— Work instructions —
Everything from the line containing "Write a Python" through the line containing "14.044, 14.048, 14.052]" must be written out exactly, and nothing more; leave any pictures out.

— Records supplied —

>> Begin

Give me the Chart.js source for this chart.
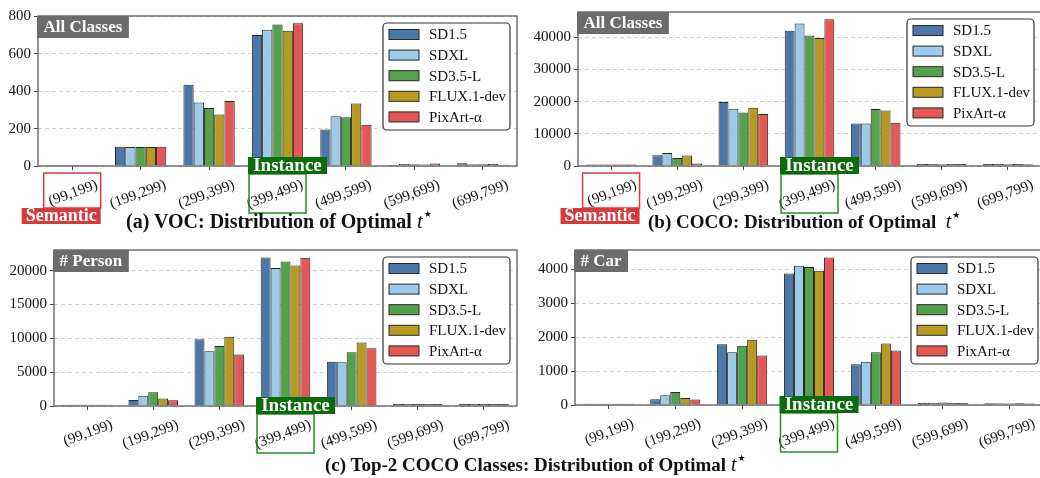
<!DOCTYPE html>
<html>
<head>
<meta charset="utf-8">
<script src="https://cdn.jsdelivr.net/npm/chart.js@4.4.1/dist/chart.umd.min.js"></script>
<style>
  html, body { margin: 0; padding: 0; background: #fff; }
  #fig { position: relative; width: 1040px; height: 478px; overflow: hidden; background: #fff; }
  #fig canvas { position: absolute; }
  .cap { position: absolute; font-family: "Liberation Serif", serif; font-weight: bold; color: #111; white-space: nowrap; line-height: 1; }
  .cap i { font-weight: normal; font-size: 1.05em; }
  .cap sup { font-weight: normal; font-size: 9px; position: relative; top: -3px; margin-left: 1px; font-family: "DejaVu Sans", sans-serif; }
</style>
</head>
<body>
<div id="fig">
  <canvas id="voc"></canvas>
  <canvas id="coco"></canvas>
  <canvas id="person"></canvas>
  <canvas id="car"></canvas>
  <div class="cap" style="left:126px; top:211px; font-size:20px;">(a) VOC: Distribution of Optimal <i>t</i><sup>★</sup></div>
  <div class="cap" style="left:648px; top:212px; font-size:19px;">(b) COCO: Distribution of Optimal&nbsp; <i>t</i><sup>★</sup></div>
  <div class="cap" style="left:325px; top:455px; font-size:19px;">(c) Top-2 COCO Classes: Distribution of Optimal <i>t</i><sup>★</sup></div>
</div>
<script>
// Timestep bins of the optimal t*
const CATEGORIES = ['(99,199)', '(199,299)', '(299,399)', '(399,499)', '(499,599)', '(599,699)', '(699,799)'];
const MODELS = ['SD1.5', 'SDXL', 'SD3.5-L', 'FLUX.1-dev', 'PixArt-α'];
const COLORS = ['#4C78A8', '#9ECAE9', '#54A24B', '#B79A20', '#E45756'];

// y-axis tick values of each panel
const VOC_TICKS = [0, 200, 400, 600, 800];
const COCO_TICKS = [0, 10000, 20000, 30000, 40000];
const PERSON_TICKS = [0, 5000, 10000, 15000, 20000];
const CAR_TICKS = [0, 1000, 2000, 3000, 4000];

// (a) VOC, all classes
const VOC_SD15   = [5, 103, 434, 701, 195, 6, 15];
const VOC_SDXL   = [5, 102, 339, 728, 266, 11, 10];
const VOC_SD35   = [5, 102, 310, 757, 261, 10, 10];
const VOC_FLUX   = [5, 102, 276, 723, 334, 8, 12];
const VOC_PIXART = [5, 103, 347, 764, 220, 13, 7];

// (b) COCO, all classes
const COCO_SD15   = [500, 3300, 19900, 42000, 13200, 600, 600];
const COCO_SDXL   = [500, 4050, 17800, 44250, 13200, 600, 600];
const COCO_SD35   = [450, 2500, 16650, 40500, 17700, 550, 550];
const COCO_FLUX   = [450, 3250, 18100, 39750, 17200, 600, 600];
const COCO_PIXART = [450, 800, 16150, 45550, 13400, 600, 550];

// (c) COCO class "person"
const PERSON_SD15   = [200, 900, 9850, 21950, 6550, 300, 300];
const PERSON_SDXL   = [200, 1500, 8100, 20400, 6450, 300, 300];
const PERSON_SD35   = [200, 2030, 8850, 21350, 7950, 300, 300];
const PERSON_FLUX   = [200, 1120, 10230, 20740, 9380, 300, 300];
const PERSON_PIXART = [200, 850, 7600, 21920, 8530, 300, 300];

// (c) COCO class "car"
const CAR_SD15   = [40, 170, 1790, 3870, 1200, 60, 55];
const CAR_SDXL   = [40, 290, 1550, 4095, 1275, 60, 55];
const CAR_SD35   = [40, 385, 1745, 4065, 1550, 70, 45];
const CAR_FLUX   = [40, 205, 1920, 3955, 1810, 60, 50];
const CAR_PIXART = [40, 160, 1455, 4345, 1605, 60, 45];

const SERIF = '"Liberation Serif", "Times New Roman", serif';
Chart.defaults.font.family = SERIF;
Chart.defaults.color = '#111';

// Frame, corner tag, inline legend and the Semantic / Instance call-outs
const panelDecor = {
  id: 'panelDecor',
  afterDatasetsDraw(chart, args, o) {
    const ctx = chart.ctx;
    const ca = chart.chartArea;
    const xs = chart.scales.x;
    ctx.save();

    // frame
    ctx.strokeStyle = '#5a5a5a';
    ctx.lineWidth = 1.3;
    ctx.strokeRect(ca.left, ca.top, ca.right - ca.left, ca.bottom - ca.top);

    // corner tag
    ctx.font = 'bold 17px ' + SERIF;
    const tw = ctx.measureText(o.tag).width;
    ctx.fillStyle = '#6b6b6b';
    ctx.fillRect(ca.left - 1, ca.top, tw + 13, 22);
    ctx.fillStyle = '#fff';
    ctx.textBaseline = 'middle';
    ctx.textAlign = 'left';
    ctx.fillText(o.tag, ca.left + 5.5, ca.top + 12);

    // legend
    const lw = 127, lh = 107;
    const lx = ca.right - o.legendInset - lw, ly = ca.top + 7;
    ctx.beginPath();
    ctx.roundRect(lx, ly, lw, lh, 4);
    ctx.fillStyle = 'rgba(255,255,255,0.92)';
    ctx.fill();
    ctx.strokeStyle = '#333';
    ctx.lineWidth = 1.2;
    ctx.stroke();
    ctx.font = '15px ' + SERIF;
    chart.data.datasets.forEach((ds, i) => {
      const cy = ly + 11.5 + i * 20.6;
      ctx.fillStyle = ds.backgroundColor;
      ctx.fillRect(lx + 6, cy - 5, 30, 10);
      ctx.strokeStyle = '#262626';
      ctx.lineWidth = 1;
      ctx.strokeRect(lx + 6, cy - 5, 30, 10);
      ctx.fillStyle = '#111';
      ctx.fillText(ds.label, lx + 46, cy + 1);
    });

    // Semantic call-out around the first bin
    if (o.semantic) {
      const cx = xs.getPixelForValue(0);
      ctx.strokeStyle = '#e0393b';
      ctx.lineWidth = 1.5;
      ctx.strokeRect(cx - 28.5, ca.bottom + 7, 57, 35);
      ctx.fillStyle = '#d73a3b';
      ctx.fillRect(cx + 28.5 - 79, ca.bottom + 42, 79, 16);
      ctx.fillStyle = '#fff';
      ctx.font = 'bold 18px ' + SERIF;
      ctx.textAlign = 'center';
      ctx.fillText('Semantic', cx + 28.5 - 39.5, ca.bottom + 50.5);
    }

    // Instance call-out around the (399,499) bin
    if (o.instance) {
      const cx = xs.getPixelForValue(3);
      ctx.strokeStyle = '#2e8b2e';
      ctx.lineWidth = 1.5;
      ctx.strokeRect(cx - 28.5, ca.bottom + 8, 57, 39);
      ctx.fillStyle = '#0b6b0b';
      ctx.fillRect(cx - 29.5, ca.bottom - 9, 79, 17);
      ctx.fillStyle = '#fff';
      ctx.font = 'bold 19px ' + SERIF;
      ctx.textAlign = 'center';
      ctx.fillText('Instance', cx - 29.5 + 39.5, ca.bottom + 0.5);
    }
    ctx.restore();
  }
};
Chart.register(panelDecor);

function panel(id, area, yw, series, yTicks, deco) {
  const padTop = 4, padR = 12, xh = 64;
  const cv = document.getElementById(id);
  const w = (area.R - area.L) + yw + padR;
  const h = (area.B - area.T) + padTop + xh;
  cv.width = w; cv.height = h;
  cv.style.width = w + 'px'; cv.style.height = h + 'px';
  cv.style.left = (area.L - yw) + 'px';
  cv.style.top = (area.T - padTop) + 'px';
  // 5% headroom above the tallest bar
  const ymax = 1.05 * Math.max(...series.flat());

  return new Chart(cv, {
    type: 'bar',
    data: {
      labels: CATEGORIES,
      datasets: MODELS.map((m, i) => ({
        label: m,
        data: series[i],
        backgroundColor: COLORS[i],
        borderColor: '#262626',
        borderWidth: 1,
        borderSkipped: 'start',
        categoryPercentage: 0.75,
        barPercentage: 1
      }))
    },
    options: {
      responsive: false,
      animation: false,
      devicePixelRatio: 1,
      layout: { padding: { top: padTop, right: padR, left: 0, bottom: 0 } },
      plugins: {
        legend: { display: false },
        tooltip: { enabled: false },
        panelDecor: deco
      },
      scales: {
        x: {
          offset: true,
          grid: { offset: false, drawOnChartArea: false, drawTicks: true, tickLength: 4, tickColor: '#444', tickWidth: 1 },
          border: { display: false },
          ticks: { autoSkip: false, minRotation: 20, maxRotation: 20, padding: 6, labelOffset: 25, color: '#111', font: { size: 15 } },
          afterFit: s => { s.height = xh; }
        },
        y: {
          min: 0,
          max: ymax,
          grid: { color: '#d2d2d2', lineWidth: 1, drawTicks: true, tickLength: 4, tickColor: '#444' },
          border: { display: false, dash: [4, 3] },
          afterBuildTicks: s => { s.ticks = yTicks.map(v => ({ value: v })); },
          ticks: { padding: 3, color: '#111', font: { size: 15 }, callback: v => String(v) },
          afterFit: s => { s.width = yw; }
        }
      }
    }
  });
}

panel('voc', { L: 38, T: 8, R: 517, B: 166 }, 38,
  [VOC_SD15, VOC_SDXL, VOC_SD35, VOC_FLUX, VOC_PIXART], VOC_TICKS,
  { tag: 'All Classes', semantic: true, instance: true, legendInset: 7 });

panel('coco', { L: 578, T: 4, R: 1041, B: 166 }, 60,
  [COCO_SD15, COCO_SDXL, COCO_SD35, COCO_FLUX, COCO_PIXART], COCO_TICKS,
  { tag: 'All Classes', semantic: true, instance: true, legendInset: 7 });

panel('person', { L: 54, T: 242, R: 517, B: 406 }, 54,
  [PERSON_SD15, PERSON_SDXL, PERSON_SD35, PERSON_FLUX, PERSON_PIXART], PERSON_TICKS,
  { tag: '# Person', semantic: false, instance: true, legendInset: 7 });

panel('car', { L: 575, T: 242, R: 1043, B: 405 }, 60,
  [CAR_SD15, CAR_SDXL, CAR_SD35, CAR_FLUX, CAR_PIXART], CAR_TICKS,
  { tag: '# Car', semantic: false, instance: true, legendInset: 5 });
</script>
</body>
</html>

>> End
>> Begin

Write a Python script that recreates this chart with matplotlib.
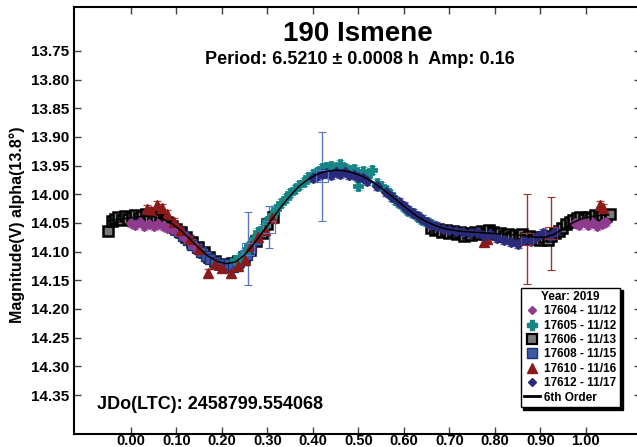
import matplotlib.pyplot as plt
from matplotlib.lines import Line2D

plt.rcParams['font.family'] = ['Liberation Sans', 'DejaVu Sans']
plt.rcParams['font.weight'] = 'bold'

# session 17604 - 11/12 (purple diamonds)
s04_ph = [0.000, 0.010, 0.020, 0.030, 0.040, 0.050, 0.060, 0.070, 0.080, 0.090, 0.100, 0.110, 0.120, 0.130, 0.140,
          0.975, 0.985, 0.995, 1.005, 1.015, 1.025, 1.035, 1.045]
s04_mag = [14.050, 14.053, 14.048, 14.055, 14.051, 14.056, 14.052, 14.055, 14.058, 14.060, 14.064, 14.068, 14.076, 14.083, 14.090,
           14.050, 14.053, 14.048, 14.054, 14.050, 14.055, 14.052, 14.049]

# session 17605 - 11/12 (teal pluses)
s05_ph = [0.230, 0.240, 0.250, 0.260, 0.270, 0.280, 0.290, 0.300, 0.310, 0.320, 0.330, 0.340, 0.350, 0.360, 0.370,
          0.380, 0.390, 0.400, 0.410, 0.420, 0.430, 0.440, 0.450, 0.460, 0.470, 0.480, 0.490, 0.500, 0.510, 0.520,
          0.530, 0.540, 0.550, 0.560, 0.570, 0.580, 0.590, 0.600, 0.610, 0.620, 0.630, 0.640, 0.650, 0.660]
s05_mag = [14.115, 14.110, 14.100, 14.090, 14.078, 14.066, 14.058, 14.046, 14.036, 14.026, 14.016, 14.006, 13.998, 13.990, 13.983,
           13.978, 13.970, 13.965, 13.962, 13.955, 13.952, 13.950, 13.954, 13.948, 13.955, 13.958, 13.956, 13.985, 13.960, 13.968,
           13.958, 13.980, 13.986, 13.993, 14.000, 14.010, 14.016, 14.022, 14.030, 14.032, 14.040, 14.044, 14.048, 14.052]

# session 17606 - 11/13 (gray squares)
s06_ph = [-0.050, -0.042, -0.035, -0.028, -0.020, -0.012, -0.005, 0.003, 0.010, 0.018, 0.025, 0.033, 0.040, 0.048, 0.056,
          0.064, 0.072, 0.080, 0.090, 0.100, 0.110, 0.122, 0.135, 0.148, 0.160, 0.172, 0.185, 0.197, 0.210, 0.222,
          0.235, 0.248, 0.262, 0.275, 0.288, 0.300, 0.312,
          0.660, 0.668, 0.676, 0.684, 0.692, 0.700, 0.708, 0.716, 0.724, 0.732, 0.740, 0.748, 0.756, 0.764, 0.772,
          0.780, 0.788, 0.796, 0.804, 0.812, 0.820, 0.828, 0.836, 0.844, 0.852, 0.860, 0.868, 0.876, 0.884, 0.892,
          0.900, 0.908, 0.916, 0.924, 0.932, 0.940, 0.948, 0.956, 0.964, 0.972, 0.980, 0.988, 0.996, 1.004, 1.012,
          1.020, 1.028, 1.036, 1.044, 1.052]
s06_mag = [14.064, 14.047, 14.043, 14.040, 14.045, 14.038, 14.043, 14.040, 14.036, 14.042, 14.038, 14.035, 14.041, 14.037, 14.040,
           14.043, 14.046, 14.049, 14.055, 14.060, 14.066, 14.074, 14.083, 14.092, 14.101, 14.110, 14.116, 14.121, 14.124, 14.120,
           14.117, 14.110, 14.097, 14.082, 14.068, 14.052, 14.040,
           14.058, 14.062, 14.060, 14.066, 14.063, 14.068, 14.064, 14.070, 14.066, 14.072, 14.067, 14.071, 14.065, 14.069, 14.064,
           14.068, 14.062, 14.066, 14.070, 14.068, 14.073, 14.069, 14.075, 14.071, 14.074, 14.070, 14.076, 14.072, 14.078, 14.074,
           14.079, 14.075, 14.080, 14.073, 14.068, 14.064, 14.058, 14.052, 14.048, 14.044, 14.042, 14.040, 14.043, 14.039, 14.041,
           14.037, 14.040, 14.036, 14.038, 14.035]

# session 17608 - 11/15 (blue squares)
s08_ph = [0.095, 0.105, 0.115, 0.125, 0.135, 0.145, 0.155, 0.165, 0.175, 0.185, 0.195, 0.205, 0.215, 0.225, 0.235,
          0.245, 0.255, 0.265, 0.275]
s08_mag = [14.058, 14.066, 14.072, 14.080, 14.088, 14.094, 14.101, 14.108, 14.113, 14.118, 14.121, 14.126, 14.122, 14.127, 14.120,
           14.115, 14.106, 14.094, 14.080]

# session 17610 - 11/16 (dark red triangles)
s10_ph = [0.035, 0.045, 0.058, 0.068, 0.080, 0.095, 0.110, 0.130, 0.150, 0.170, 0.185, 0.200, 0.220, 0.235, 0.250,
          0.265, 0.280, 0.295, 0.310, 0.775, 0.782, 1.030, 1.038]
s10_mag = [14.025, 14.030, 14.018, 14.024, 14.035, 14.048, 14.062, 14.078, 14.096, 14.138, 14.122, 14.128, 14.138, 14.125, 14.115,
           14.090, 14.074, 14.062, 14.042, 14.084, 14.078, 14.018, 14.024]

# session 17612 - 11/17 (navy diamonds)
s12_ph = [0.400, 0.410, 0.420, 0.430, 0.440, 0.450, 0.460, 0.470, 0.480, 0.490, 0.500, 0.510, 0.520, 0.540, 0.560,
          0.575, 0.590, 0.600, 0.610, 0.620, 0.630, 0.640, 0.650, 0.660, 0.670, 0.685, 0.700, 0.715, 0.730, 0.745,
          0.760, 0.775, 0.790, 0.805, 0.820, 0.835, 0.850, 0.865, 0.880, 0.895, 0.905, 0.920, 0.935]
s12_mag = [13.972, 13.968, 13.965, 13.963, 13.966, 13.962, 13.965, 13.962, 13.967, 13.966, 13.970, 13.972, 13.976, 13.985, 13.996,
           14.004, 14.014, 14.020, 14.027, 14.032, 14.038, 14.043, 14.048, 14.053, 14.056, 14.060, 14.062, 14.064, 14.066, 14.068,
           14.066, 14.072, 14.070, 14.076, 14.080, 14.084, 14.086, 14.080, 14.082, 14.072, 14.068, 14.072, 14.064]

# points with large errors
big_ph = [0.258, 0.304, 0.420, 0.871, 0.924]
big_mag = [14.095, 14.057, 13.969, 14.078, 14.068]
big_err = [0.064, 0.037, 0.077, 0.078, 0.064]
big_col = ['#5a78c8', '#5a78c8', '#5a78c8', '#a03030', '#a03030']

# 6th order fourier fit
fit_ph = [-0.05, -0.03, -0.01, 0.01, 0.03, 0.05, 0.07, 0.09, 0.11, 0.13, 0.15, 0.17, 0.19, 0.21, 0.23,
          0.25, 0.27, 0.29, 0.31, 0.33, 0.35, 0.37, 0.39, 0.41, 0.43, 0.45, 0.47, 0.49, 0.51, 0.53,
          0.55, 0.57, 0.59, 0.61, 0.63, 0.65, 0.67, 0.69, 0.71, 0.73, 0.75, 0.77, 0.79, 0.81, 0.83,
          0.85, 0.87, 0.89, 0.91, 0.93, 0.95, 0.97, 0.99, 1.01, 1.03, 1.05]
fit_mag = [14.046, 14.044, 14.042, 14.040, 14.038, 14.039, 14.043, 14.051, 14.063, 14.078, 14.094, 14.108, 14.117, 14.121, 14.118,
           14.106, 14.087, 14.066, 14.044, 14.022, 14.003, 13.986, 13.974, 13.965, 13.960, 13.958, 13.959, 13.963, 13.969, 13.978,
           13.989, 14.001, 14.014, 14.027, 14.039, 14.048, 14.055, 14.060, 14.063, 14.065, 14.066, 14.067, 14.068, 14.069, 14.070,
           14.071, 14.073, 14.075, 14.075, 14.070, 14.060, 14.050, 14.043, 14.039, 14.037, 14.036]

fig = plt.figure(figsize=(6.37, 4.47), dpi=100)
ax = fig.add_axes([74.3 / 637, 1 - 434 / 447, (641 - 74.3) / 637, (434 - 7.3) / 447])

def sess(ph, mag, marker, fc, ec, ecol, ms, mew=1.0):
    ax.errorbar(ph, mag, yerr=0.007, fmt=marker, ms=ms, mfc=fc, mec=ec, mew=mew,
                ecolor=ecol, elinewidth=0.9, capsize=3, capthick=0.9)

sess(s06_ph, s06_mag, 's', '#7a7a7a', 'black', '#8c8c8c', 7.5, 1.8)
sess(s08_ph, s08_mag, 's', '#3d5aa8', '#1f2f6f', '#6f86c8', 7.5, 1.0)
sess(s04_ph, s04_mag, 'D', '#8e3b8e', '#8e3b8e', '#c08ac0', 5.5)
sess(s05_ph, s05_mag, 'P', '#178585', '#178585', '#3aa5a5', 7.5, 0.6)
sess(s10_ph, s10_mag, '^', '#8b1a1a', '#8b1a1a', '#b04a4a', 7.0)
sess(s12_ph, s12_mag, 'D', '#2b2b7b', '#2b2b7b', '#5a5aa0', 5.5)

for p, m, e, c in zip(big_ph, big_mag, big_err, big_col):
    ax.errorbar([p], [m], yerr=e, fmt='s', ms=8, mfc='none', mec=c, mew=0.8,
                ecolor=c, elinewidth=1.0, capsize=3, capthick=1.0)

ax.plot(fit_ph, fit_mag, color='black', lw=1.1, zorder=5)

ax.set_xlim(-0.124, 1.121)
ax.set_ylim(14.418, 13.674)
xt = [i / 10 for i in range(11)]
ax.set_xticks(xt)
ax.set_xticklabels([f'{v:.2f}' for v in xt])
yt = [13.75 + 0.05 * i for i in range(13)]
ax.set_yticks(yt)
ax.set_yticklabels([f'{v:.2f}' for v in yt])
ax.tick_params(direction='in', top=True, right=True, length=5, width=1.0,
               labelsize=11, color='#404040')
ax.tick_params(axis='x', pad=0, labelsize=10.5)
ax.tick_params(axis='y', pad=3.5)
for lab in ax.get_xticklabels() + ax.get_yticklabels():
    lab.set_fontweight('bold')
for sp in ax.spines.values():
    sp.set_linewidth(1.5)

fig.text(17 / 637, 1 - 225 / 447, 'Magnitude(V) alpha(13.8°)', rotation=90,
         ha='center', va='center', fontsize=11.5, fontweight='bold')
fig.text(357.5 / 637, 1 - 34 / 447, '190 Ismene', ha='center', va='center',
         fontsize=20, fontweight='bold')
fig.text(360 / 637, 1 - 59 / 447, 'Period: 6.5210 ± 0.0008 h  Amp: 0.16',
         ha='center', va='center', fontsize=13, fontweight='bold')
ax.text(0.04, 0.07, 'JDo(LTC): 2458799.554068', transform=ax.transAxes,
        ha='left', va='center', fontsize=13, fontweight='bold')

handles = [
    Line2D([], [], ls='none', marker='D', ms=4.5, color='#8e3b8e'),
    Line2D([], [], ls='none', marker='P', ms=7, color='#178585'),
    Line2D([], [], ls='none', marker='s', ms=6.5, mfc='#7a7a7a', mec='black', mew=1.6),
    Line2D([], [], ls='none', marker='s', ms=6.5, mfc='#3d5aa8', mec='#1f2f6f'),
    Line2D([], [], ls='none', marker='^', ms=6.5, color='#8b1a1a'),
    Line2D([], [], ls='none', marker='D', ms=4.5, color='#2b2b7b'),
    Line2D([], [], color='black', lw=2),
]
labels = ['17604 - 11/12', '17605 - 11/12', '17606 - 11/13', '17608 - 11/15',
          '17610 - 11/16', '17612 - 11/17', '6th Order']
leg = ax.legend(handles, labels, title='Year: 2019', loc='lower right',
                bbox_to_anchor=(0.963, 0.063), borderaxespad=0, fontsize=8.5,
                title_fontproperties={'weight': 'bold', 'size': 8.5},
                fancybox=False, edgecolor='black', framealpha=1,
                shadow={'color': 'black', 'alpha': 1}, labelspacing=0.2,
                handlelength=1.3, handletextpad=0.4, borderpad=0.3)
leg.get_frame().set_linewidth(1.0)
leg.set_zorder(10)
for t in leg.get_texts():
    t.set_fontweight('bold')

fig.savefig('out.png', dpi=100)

>> End

— Expected output —
Write a Python script that recreates this chart with matplotlib.
import matplotlib.pyplot as plt
from matplotlib.lines import Line2D

plt.rcParams['font.family'] = ['Liberation Sans', 'DejaVu Sans']
plt.rcParams['font.weight'] = 'bold'

# session 17604 - 11/12 (purple diamonds)
s04_ph = [0.000, 0.010, 0.020, 0.030, 0.040, 0.050, 0.060, 0.070, 0.080, 0.090, 0.100, 0.110, 0.120, 0.130, 0.140,
          0.975, 0.985, 0.995, 1.005, 1.015, 1.025, 1.035, 1.045]
s04_mag = [14.050, 14.053, 14.048, 14.055, 14.051, 14.056, 14.052, 14.055, 14.058, 14.060, 14.064, 14.068, 14.076, 14.083, 14.090,
           14.050, 14.053, 14.048, 14.054, 14.050, 14.055, 14.052, 14.049]

# session 17605 - 11/12 (teal pluses)
s05_ph = [0.230, 0.240, 0.250, 0.260, 0.270, 0.280, 0.290, 0.300, 0.310, 0.320, 0.330, 0.340, 0.350, 0.360, 0.370,
          0.380, 0.390, 0.400, 0.410, 0.420, 0.430, 0.440, 0.450, 0.460, 0.470, 0.480, 0.490, 0.500, 0.510, 0.520,
          0.530, 0.540, 0.550, 0.560, 0.570, 0.580, 0.590, 0.600, 0.610, 0.620, 0.630, 0.640, 0.650, 0.660]
s05_mag = [14.115, 14.110, 14.100, 14.090, 14.078, 14.066, 14.058, 14.046, 14.036, 14.026, 14.016, 14.006, 13.998, 13.990, 13.983,
           13.978, 13.970, 13.965, 13.962, 13.955, 13.952, 13.950, 13.954, 13.948, 13.955, 13.958, 13.956, 13.985, 13.960, 13.968,
           13.958, 13.980, 13.986, 13.993, 14.000, 14.010, 14.016, 14.022, 14.030, 14.032, 14.040, 14.044, 14.048, 14.052]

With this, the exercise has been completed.